**What is needed:**
Would you repeat the listing exactly but omit every picture?

**Data block:**
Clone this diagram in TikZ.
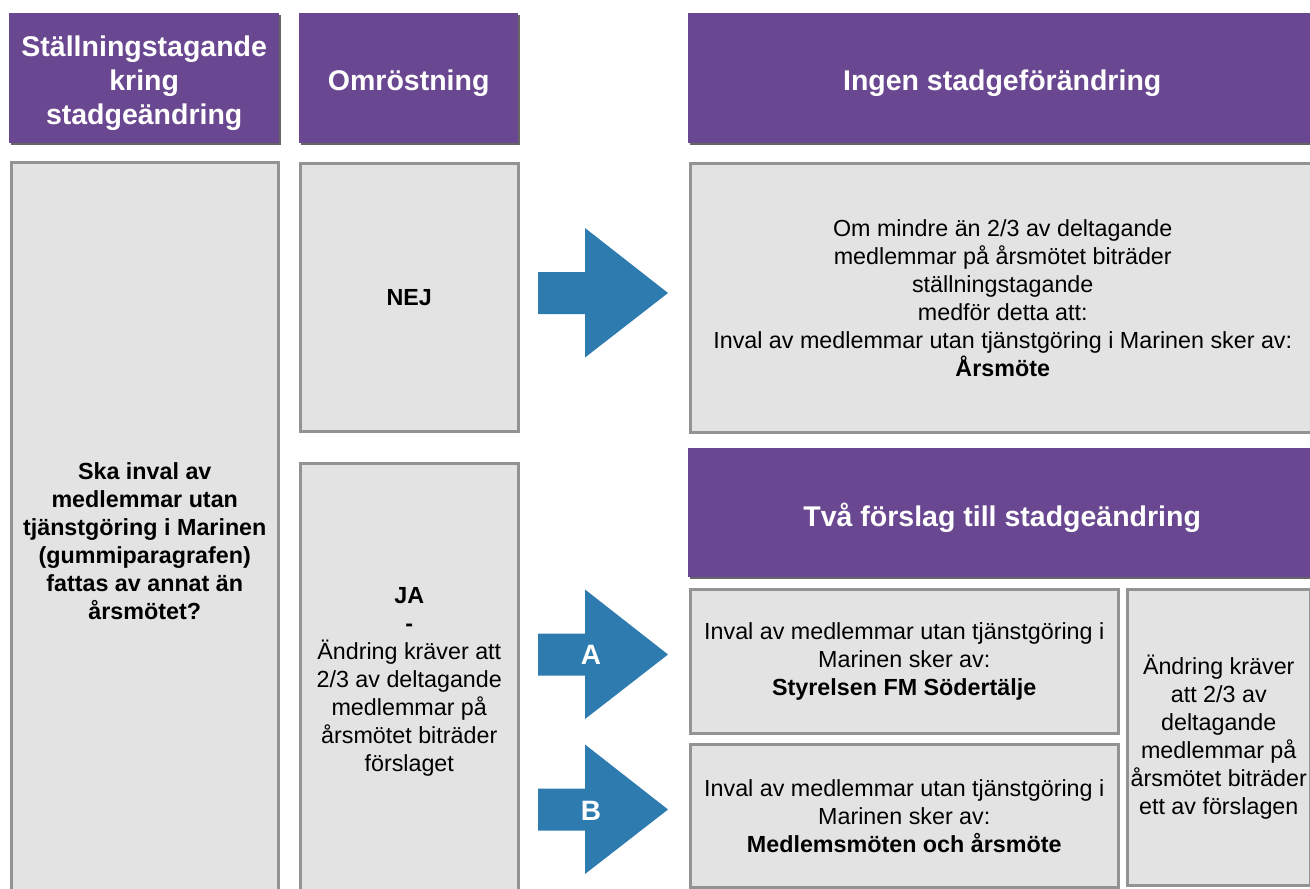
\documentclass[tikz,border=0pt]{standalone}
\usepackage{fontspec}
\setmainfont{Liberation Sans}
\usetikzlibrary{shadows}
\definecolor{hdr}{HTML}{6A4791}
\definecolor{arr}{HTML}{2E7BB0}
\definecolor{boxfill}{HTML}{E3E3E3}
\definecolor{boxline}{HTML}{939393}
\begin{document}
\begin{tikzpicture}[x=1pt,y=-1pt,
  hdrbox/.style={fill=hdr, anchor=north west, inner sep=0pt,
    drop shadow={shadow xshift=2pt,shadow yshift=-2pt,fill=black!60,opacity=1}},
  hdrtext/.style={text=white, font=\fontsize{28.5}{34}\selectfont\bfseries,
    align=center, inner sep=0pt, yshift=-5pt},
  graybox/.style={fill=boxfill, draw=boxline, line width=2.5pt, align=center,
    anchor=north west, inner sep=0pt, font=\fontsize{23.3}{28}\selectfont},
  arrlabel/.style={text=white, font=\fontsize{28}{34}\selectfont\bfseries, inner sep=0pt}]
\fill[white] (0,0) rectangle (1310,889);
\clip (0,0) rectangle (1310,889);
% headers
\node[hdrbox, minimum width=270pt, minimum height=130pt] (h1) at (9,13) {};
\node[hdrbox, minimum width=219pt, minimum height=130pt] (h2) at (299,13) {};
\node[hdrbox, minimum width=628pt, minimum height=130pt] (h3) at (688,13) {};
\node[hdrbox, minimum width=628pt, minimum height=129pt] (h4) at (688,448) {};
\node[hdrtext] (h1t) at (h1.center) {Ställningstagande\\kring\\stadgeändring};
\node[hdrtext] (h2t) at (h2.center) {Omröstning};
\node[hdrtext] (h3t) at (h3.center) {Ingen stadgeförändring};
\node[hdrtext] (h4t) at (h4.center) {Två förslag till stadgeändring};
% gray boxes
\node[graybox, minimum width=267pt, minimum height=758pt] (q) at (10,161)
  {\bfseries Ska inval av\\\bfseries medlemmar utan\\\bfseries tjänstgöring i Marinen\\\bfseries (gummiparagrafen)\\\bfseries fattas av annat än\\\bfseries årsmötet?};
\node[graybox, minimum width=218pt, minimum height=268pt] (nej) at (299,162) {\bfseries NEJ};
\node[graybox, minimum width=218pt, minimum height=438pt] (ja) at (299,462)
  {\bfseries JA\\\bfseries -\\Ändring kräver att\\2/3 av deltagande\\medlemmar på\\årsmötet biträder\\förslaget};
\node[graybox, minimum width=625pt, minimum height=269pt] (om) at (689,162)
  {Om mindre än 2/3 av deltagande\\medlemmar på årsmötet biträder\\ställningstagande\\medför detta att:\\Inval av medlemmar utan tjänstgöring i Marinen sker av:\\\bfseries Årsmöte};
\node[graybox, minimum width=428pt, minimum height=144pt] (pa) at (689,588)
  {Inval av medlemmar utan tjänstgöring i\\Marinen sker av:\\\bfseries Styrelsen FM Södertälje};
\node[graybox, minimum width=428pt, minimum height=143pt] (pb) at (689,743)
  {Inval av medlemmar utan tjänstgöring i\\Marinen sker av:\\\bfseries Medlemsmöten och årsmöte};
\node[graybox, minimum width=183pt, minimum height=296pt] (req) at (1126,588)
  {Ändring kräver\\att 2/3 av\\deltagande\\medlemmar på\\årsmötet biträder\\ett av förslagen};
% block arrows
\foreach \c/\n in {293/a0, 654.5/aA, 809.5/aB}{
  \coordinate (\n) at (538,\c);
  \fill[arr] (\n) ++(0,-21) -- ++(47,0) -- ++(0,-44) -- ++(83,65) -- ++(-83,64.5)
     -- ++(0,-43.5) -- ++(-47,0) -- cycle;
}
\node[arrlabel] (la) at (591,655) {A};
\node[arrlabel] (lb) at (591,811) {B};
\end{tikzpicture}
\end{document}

**Worked solution:**
Clone this diagram in TikZ.
\documentclass[tikz,border=0pt]{standalone}
\usepackage{fontspec}
\setmainfont{Liberation Sans}
\usetikzlibrary{shadows}
\definecolor{hdr}{HTML}{6A4791}
\definecolor{arr}{HTML}{2E7BB0}
\definecolor{boxfill}{HTML}{E3E3E3}
\definecolor{boxline}{HTML}{939393}
\begin{document}
\begin{tikzpicture}[x=1pt,y=-1pt,
  hdrbox/.style={fill=hdr, anchor=north west, inner sep=0pt,
    drop shadow={shadow xshift=2pt,shadow yshift=-2pt,fill=black!60,opacity=1}},
  hdrtext/.style={text=white, font=\fontsize{28.5}{34}\selectfont\bfseries,
    align=center, inner sep=0pt, yshift=-5pt},
  graybox/.style={fill=boxfill, draw=boxline, line width=2.5pt, align=center,
    anchor=north west, inner sep=0pt, font=\fontsize{23.3}{28}\selectfont},
  arrlabel/.style={text=white, font=\fontsize{28}{34}\selectfont\bfseries, inner sep=0pt}]
\fill[white] (0,0) rectangle (1310,889);
\clip (0,0) rectangle (1310,889);
% headers
\node[hdrbox, minimum width=270pt, minimum height=130pt] (h1) at (9,13) {};
\node[hdrbox, minimum width=219pt, minimum height=130pt] (h2) at (299,13) {};
\node[hdrbox, minimum width=628pt, minimum height=130pt] (h3) at (688,13) {};
\node[hdrbox, minimum width=628pt, minimum height=129pt] (h4) at (688,448) {};
\node[hdrtext] (h1t) at (h1.center) {Ställningstagande\\kring\\stadgeändring};
\node[hdrtext] (h2t) at (h2.center) {Omröstning};
\node[hdrtext] (h3t) at (h3.center) {Ingen stadgeförändring};
\node[hdrtext] (h4t) at (h4.center) {Två förslag till stadgeändring};
% gray boxes
\node[graybox, minimum width=267pt, minimum height=758pt] (q) at (10,161)
  {\bfseries Ska inval av\\\bfseries medlemmar utan\\\bfseries tjänstgöring i Marinen\\\bfseries (gummiparagrafen)\\\bfseries fattas av annat än\\\bfseries årsmötet?};
\node[graybox, minimum width=218pt, minimum height=268pt] (nej) at (299,162) {\bfseries NEJ};
\node[graybox, minimum width=218pt, minimum height=438pt] (ja) at (299,462)
  {\bfseries JA\\\bfseries -\\Ändring kräver att\\2/3 av deltagande\\medlemmar på\\årsmötet biträder\\förslaget};
\node[graybox, minimum width=625pt, minimum height=269pt] (om) at (689,162)
  {Om mindre än 2/3 av deltagande\\medlemmar på årsmötet biträder\\ställningstagande\\medför detta att:\\Inval av medlemmar utan tjänstgöring i Marinen sker av:\\\bfseries Årsmöte};
\node[graybox, minimum width=428pt, minimum height=144pt] (pa) at (689,588)
  {Inval av medlemmar utan tjänstgöring i\\Marinen sker av:\\\bfseries Styrelsen FM Södertälje};
\node[graybox, minimum width=428pt, minimum height=143pt] (pb) at (689,743)
  {Inval av medlemmar utan tjänstgöring i\\Marinen sker av:\\\bfseries Medlemsmöten och årsmöte};
\node[graybox, minimum width=183pt, minimum height=296pt] (req) at (1126,588)
  {Ändring kräver\\att 2/3 av\\deltagande\\medlemmar på\\årsmötet biträder\\ett av förslagen};
% block arrows
\foreach \c/\n in {293/a0, 654.5/aA, 809.5/aB}{
  \coordinate (\n) at (538,\c);
  \fill[arr] (\n) ++(0,-21) -- ++(47,0) -- ++(0,-44) -- ++(83,65) -- ++(-83,64.5)
     -- ++(0,-43.5) -- ++(-47,0) -- cycle;
}
\node[arrlabel] (la) at (591,655) {A};
\node[arrlabel] (lb) at (591,811) {B};
\end{tikzpicture}
\end{document}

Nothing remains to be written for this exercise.